Recent analyses suggest that not providing additional payment for hospital-acquired conditions could impact a significant portion of Medicare payments to hospitals ($800 million nationwide) (
34). The additional payment at stake can be substantial, as it is a proportion of the base payment the hospital would receive for an otherwise uncomplicated admission. Payment to a hospital is determined by multiplying the hospital base payment by the diagnosis's “relative weight,” which increases if the patient has complications or comorbidities. For example, a patient admitted to the University of Michigan with pneumonia will yield a payment of $6072 if uncomplicated, $8346 if complicated by a minor condition such as a simple catheter-associated urinary tract infection, and $11,891 if complicated by a major complication such as a renal abscess associated with a urinary catheter. Under the new rules, however, the hospital will receive payment of $6072 for the pneumonia admission without additional payment for treatment of hospital-acquired catheter-associated urinary tract infection. Thus, the amount of payment potentially lost per admission can be substantial.

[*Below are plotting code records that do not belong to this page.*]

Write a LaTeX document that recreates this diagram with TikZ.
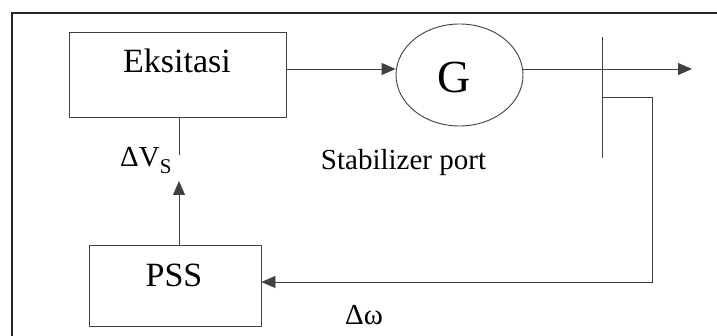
\documentclass[tikz,border=0pt]{standalone}
\usepackage{fontspec}
\setmainfont{Liberation Serif}
\usetikzlibrary{shapes.geometric,arrows.meta}
\begin{document}
\begin{tikzpicture}[x=1pt,y=-1pt,
  ln/.style={line width=0.9pt,draw=black!75},
  arr/.style={ln,-{Triangle[length=14pt,width=12pt]}},
  blk/.style={ln,rectangle,inner sep=0pt},
  big/.style={font=\fontsize{34}{40}\selectfont,inner sep=0pt},
  sml/.style={font=\fontsize{29}{34}\selectfont,inner sep=0pt}]
\useasboundingbox (0,0) rectangle (717,336);
\fill[white] (0,0) rectangle (717,336);
% frame
\draw[line width=1.2pt,black!85] (12,340) -- (12,13) -- (720,13);
% blocks
\node[blk,minimum width=217pt,minimum height=85pt] (exc) at (177.5,74.5) {};
\node[big,anchor=base] (exct) at (177,73) {Eksitasi};
\node[ln,ellipse,minimum width=127pt,minimum height=102pt,inner sep=0pt] (gen) at (459.5,75) {};
\node[font=\fontsize{46}{52}\selectfont,inner sep=0pt,anchor=base] (gent) at (454,93) {G};
\node[blk,minimum width=172pt,minimum height=81pt] (pss) at (175,285.5) {};
\node[big,anchor=base] (psst) at (174,287) {PSS};
% coordinates
\coordinate (y1) at (0,69);
\coordinate (out) at (692,69);
\coordinate (bt) at (602,37);
\coordinate (bb) at (602,158);
\coordinate (tap) at (602,97);
\coordinate (fc) at (652,97);
\coordinate (fb) at (652,282);
\coordinate (vs1) at (179,155);
\coordinate (vs2) at (179,181);
% connectors
\draw[arr] (exc.east |- y1) -- (gen.west |- y1);
\draw[arr] (gen.east |- y1) -- (out);
\draw[ln] (bt) -- (bb);
\draw[arr] (tap) -- (fc) -- (fb) -- (pss.east |- fb);
\draw[ln] (exc.south -| vs1) -- (vs1);
\draw[arr] (pss.north -| vs2) -- (vs2);
% labels
\node[sml,anchor=base west] (dvs) at (120,167) {ΔV\raisebox{-0.22em}{\fontsize{21}{24}\selectfont S}};
\node[sml,anchor=base] (stab) at (403.5,170) {Stabilizer port};
\node[sml,anchor=base west] (dw) at (345,325) {Δω};
\end{tikzpicture}
\end{document}
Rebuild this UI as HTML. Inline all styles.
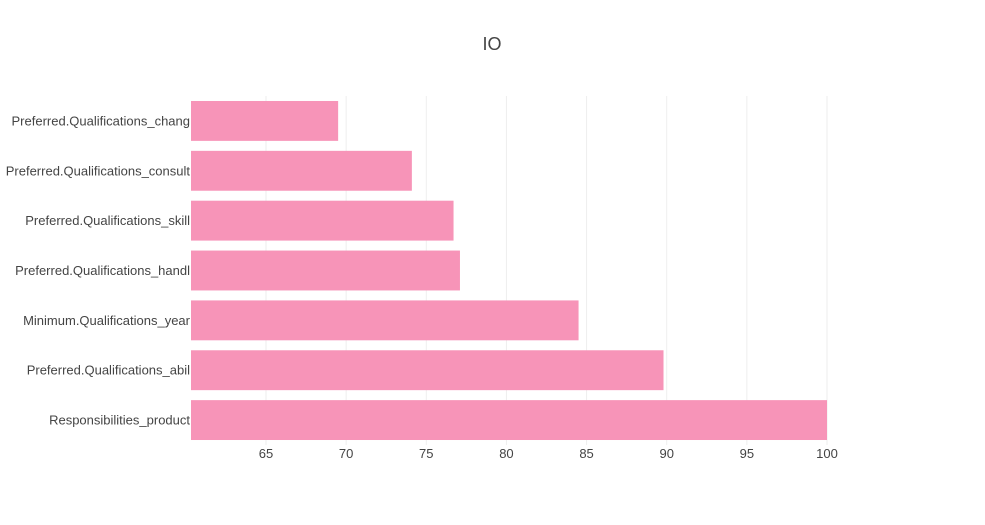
<!DOCTYPE html>
<html><head><meta charset="utf-8"><style>
body{margin:0;background:#fff;}
svg{display:block;font-family:"Liberation Sans",Arial,sans-serif;}
</style></head><body>
<svg id="chart" width="985" height="525">
<text x="492" y="50" text-anchor="middle" font-size="18" fill="#444">IO</text>
<g id="grid"></g>
<g id="bars"></g>
<g id="xticks"></g>
<g id="yticks"></g>
</svg>
<script>
const categories=["Preferred.Qualifications_chang","Preferred.Qualifications_consult","Preferred.Qualifications_skill","Preferred.Qualifications_handl","Minimum.Qualifications_year","Preferred.Qualifications_abil","Responsibilities_product"];
const values=[69.5,74.1,76.7,77.1,84.5,89.8,100];
const xTicks=[65,70,75,80,85,90,95,100];
const xMin=60.32,xMax=100,x0=191,x1=827,yTop=96,yBot=445;
const ns="http://www.w3.org/2000/svg";
function xs(v){return x0+(v-xMin)/(xMax-xMin)*(x1-x0);}
const band=(yBot-yTop)/categories.length;
function yc(i){return yTop+band*(i+0.5);}
function mk(t,a,p){const e=document.createElementNS(ns,t);for(const k in a)e.setAttribute(k,a[k]);p.appendChild(e);return e;}
const grid=document.getElementById('grid'),bars=document.getElementById('bars'),xt=document.getElementById('xticks'),yt=document.getElementById('yticks');
xTicks.forEach(t=>{
 const l=mk('line',{x1:xs(t),x2:xs(t),y1:yTop,y2:yBot,stroke:'#eee','stroke-width':1},grid);
 
 
 const tx=mk('text',{x:xs(t),y:458,'text-anchor':'middle','font-size':13,fill:'#444'},xt);
 tx.textContent=t;
 
 
});
categories.forEach((c,i)=>{
 const h=band*0.8;
 const r=mk('rect',{x:x0,y:yc(i)-h/2,width:xs(values[i])-x0,height:h,fill:'rgb(247,148,184)'},bars);
 
 
 const tx=mk('text',{x:190,y:yc(i)+4.5,'text-anchor':'end','font-size':13,fill:'#444'},yt);
 tx.textContent=c;
 
 
});
</script>
</body></html>
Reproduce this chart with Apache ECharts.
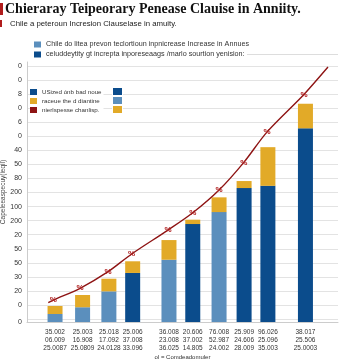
<!DOCTYPE html>
<html><head><meta charset="utf-8">
<script src="https://cdn.jsdelivr.net/npm/echarts@6/dist/echarts.min.js"></script>
<style>html,body{margin:0;padding:0;background:#fff}#c{width:359px;height:359px}</style>
</head><body><div id="c"></div>
<script>
const titleText = 'Chieraray Teipeorary Penease Clauise in Anniity.';
const subtitleText = 'Chile a peteroun Incresion Clauselase in amuity.';
const seriesNames = ['Chile do litea prevon teclortioun inpnicrease Increase in Annues',
  'celuddeytity gt increpta inporeseaags /marlo sourtion yenision:',
  'USized ónb bad noue', 'raceue the d diantine', 'nierlspesse chanlisp.'];
const xLabels1 = ['35.002','25.003','25.018','25.006','36.008','20.606','76.008','25.909','96.026','38.017'];
const xLabels2 = ['06.009','16.908','17.092','37.008','23.008','37.002','52.987','24.606','25.096','25.506'];
const xLabels3 = ['25.0087','25.0809','24.0128','33.096','36.025','14.805','24.002','28.009','35.003','25.0003'];
const xPos = [0, 1.1, 2.15, 3.1, 4.55, 5.5, 6.55, 7.55, 8.5, 10];
const lightVals = [0.57, 1.05, 2.18, 0, 4.43, 0, 7.82, 0, 0, 0];
const darkVals  = [0, 0, 0, 3.49, 0, 6.97, 0, 9.53, 9.69, 13.78];
const goldVals  = [0.57, 0.87, 0.90, 0.83, 1.40, 0.31, 1.05, 0.50, 2.75, 1.75];
const lineX    = [-0.07, 1.0, 2.12, 3.06, 4.51, 5.5, 6.55, 7.54, 8.47, 9.94];
const lineVals = [1.56, 2.40, 3.58, 4.84, 6.54, 7.77, 9.39, 11.36, 13.53, 16.19];
const lineStart = [-0.27, 1.38];
const lineEnd = [10.9, 18.14];
const yTickLabels = ['0','0','20','30','50','50','20','200','100','200','80','50','40','0','6','0','8','0','0'];
const yLabelValues = [0,1.21,2.21,3.21,4.21,5.21,6.21,7.21,8.21,9.21,10.21,11.21,12.21,13.21,14.21,15.21,16.21,17.21,18.21];
const yGridValues = [0.21,1.21,2.21,3.21,4.21,5.21,6.21,7.21,8.21,9.21,10.21,11.21,12.21,13.21,14.21,15.21,16.21,17.21,18.21];
const yAxisName = 'Capeleeaspecuy(ieqil)';
const xAxisName = 'ol = Comdeadomuler';

const C_LIGHT = '#5b8fbd', C_DARK = '#0b4c8c', C_GOLD = '#e2aa28', C_RED = '#8e1414';
const FONT = 'Liberation Sans';

const chart = echarts.init(document.getElementById('c'), null, {renderer:'canvas'});
const pair = (xs, ys) => xs.map((x,i)=>[x, ys[i]]);
// bar rows are [value, x] so the stacked dimension is the value (y) one
const barRows = (ys) => xPos.map((x,i)=>[ys[i], x]);
const lineData = [{value: lineStart, symbol:'none', label:{show:false}}]
  .concat(pair(lineX, lineVals))
  .concat([{value: lineEnd, symbol:'none', label:{show:false}}]);

chart.setOption({
  animation:false,
  textStyle:{fontFamily:FONT},
  title:[
    {text:titleText, left:5, top:2, padding:0, textStyle:{fontFamily:'Liberation Serif', fontWeight:'bold', fontSize:14, color:'#111'}},
    {text:subtitleText, left:10, top:20, padding:0, textStyle:{fontFamily:FONT, fontWeight:'normal', fontSize:7.8, color:'#222'}}
  ],
  graphic:[
    {type:'rect', shape:{x:0,y:3,width:3,height:12}, style:{fill:'#b01c1c'}},
    {type:'rect', shape:{x:0,y:20,width:2,height:7}, style:{fill:'#b01c1c'}},
    {type:'line', shape:{x1:247,y1:54.5,x2:338,y2:54.5}, style:{stroke:'#dddddd', lineWidth:1}}
  ],
  legend:[
    {data:[seriesNames[0], seriesNames[1]], left:34, top:41, orient:'vertical', itemGap:3, itemWidth:7, itemHeight:6, icon:'rect',
     textStyle:{fontSize:7.2, color:'#333', fontFamily:FONT}, padding:0},
    {data:[seriesNames[2], seriesNames[3], seriesNames[4]], left:30, top:88, orient:'vertical', itemGap:3, itemWidth:7, itemHeight:6,
     icon:'rect', backgroundColor:'#fff', padding:[1,2,1,0],
     textStyle:{fontSize:6.2, color:'#333', fontFamily:FONT}},
    {data:[seriesNames[2], seriesNames[0], seriesNames[3]], left:112, top:87, orient:'vertical', itemGap:2, itemWidth:9, itemHeight:7,
     icon:'rect', formatter:()=>'', backgroundColor:'#fff', padding:[1,1,1,1], textStyle:{fontSize:1}}
  ],
  grid:{left:27, right:21, top:62, bottom:37, containLabel:false, outerBoundsMode:'none'},
  xAxis:{type:'value', min:-1.12, max:11.3,
    name:xAxisName, nameLocation:'middle', nameGap:32, nameMoveOverlap:false, nameTextStyle:{fontSize:6, color:'#333'},
    axisLine:{show:true, onZero:false, lineStyle:{color:'#cccccc'}},
    axisTick:{show:false, customValues:xPos},
    splitLine:{show:false},
    axisLabel:{customValues:xPos, fontSize:6.5, lineHeight:8, color:'#333', margin:6,
      formatter:(v, i)=>{ let k = xPos.findIndex(p=>Math.abs(p-v)<1e-6); if(k<0) k=i; return xLabels1[k]+'\n'+xLabels2[k]+'\n'+xLabels3[k]; }}
  },
  yAxis:{type:'value', min:0, max:18.5,
    name:yAxisName, nameLocation:'middle', nameGap:20, nameRotate:90, nameMoveOverlap:false, nameTextStyle:{fontSize:6.5, color:'#444'},
    axisLine:{show:true, onZero:false, lineStyle:{color:'#cccccc'}},
    axisTick:{show:false, customValues:yGridValues},
    splitLine:{show:true, lineStyle:{color:'#e3e3e3', width:1}},
    axisLabel:{customValues:yLabelValues, fontSize:7, color:'#333', margin:5,
      formatter:(v, i)=>{ let k = yLabelValues.findIndex(p=>Math.abs(p-v)<1e-6); if(k<0) k=i; return yTickLabels[k]; }}
  },
  series:[
    {name:seriesNames[0], type:'bar', stack:'a', barWidth:15, encode:{x:1, y:0}, data:barRows(lightVals), itemStyle:{color:C_LIGHT}},
    {name:seriesNames[2], type:'bar', stack:'a', barWidth:15, encode:{x:1, y:0}, data:barRows(darkVals), itemStyle:{color:C_DARK}},
    {name:seriesNames[3], type:'bar', stack:'a', barWidth:15, encode:{x:1, y:0}, data:barRows(goldVals), itemStyle:{color:C_GOLD}},
    {name:seriesNames[1], type:'line', data:[], itemStyle:{color:C_DARK}},
    {name:seriesNames[4], type:'line', data:lineData, smooth:0.3, symbol:'circle', symbolSize:1,
      lineStyle:{color:C_RED, width:1.4}, itemStyle:{color:C_RED},
      label:{show:true, formatter:'%', position:'inside', fontSize:8, color:'#b02020', fontWeight:'bold'}, z:5}
  ]
});
</script></body></html>
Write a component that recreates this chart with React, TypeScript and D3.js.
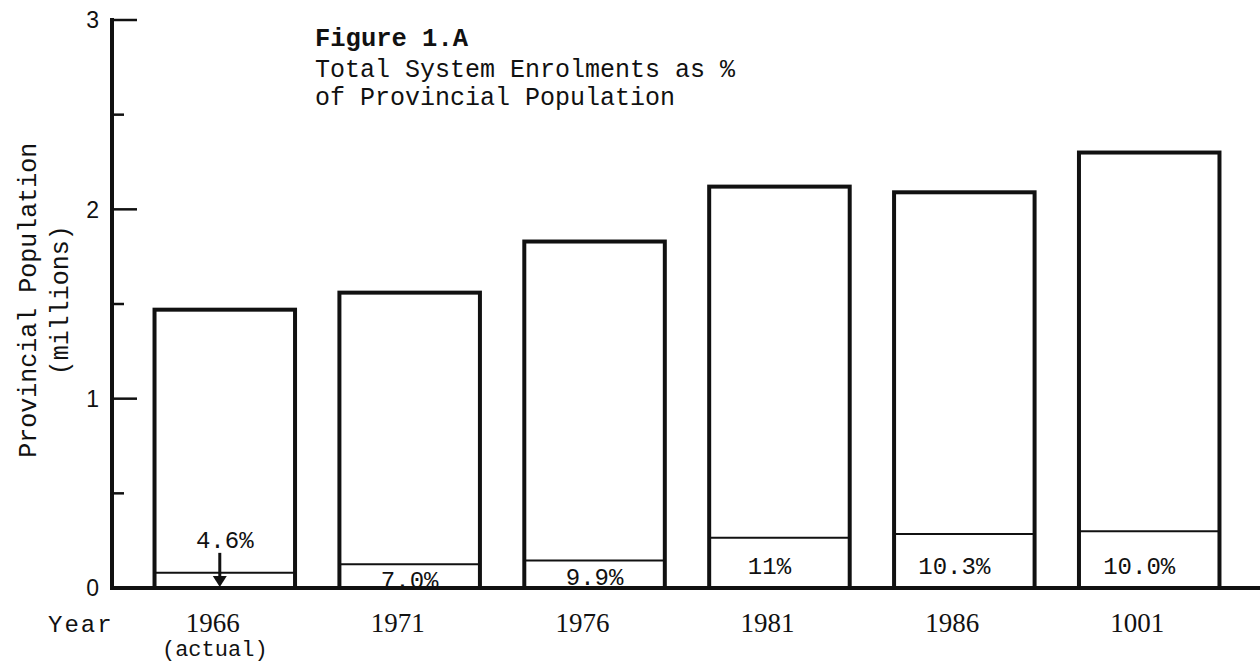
import * as d3 from 'd3';
import React from 'react';

const years = ['1966', '1971', '1976', '1981', '1986', '1001'];
const subLabels = ['(actual)', '', '', '', '', ''];
const population = [1.47, 1.56, 1.83, 2.12, 2.09, 2.3];
const enrolment = [0.08, 0.125, 0.145, 0.265, 0.285, 0.3];
const pctLabels = ['4.6%', '7.0%', '9.9%', '11%', '10.3%', '10.0%'];
const yTicks = [0, 0.5, 1, 1.5, 2, 2.5, 3];
const titleLines = ['Total System Enrolments as %', 'of Provincial Population'];

const mono = '"Liberation Mono", "Courier New", monospace';
const serif = '"Liberation Serif", "Times New Roman", serif';
const sans = '"Liberation Sans", Arial, sans-serif';

function App() {
  const width = 1260;
  const height = 663;
  const axisX = 112;

  const y = d3.scaleLinear().domain([0, 3]).range([588, 20]);
  const x = d3
    .scaleBand<string>()
    .domain(years)
    .range([axisX, 1262])
    .paddingInner(0.24)
    .paddingOuter(0.23);

  const bw = x.bandwidth();

  return (
    <svg width={width} height={height} style={{ display: 'block', position: 'absolute', left: 0, top: 0, background: '#fff' }}>
      <rect x={0} y={0} width={width} height={height} fill="#fff" />

      {/* title block */}
      <text x={315} y={46} fontFamily={mono} fontSize={25.5} fontWeight="bold" fill="#111">
        Figure 1.A
      </text>
      {titleLines.map((t, i) => (
        <text key={t} x={315} y={77 + i * 28} fontFamily={mono} fontSize={25} fill="#111">
          {t}
        </text>
      ))}

      {/* bars */}
      <g className="plot-area">
        {years.map((yr, i) => {
          const x0 = x(yr) || 0;
          const cx = x0 + bw / 2;
          const top = y(population[i]);
          const inner = y(enrolment[i]);
          const small = enrolment[i] < 0.2;
          return (
            <g key={yr}>
              <rect x={x0} y={top} width={bw} height={y(0) - top} fill="none" stroke="#111" strokeWidth={4} />
              <line x1={x0} x2={x0 + bw} y1={inner} y2={inner} stroke="#111" strokeWidth={2} />
              {i === 0 ? (
                <g>
                  <text x={cx} y={inner - 25} textAnchor="middle" fontFamily={mono} fontSize={24} fill="#111">
                    {pctLabels[i]}
                  </text>
                  <line x1={cx - 5} x2={cx - 5} y1={inner - 20} y2={y(0) - 8} stroke="#111" strokeWidth={3} />
                  <path
                    d={`M${cx - 12},${y(0) - 12} L${cx + 2},${y(0) - 12} L${cx - 5},${y(0) - 1} Z`}
                    fill="#111"
                  />
                </g>
              ) : (
                <text
                  x={cx - (small ? 0 : 10)}
                  y={small ? inner + 24 : y(0) - 14}
                  textAnchor="middle"
                  fontFamily={mono}
                  fontSize={24}
                  fill="#111"
                >
                  {pctLabels[i]}
                </text>
              )}
              <text x={cx - 12} y={632} textAnchor="middle" fontFamily={serif} fontSize={27} fill="#111">
                {yr}
              </text>
              {subLabels[i] && (
                <text x={cx - 10} y={656} textAnchor="middle" fontFamily={mono} fontSize={22} fill="#111">
                  {subLabels[i]}
                </text>
              )}
            </g>
          );
        })}
      </g>

      {/* axes */}
      <line x1={axisX} x2={width} y1={y(0)} y2={y(0)} stroke="#111" strokeWidth={4} />
      <line x1={axisX} x2={axisX} y1={y(3) - 2} y2={y(0) + 2} stroke="#111" strokeWidth={4} />
      {yTicks.map((t) => {
        const major = Number.isInteger(t);
        return (
          <g key={t}>
            {t > 0 && (
              <line x1={axisX} x2={axisX + (major ? 25 : 12)} y1={y(t)} y2={y(t)} stroke="#111" strokeWidth={2.5} />
            )}
            {major && (
              <text x={99} y={y(t)} dy="0.36em" textAnchor="end" fontFamily={sans} fontSize={23} fill="#111">
                {t}
              </text>
            )}
          </g>
        );
      })}

      <text x={48} y={632} fontFamily={mono} fontSize={24} letterSpacing={2} fill="#111">
        Year
      </text>

      <g transform={`translate(36, ${y(1.52)}) rotate(-90)`}>
        <text textAnchor="middle" fontFamily={mono} fontSize={25} fill="#111">
          Provincial Population
        </text>
        <text y={32} textAnchor="middle" fontFamily={mono} fontSize={25} fill="#111">
          (millions)
        </text>
      </g>
    </svg>
  );
}

export default App;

Non-payment for hospital-acquired conditions in Medicare patients could decrease or increase healthcare costs. Ideally, healthcare costs overall should decrease if hospitals are able to reduce the number of hospital-acquired complications, decreasing costs incurred by hospitals and payers. Yet, healthcare costs could also increase. First, “defensive testing” in order to document bacteriuria as “present-on-admission” could lead to increased laboratory testing costs. Then, increased documentation of bacteriuria (even if asymptomatic) could result in more antibiotic use and antibiotic-related complications such as infection due to Clostridium difficile (which may also prolong the hospital stay and qualify for outlier payments). Second, there is potential for cost-shifting, if hospitals shift the uncompensated cost of Medicare patient care to other hospital chargers or non-Medicare payers.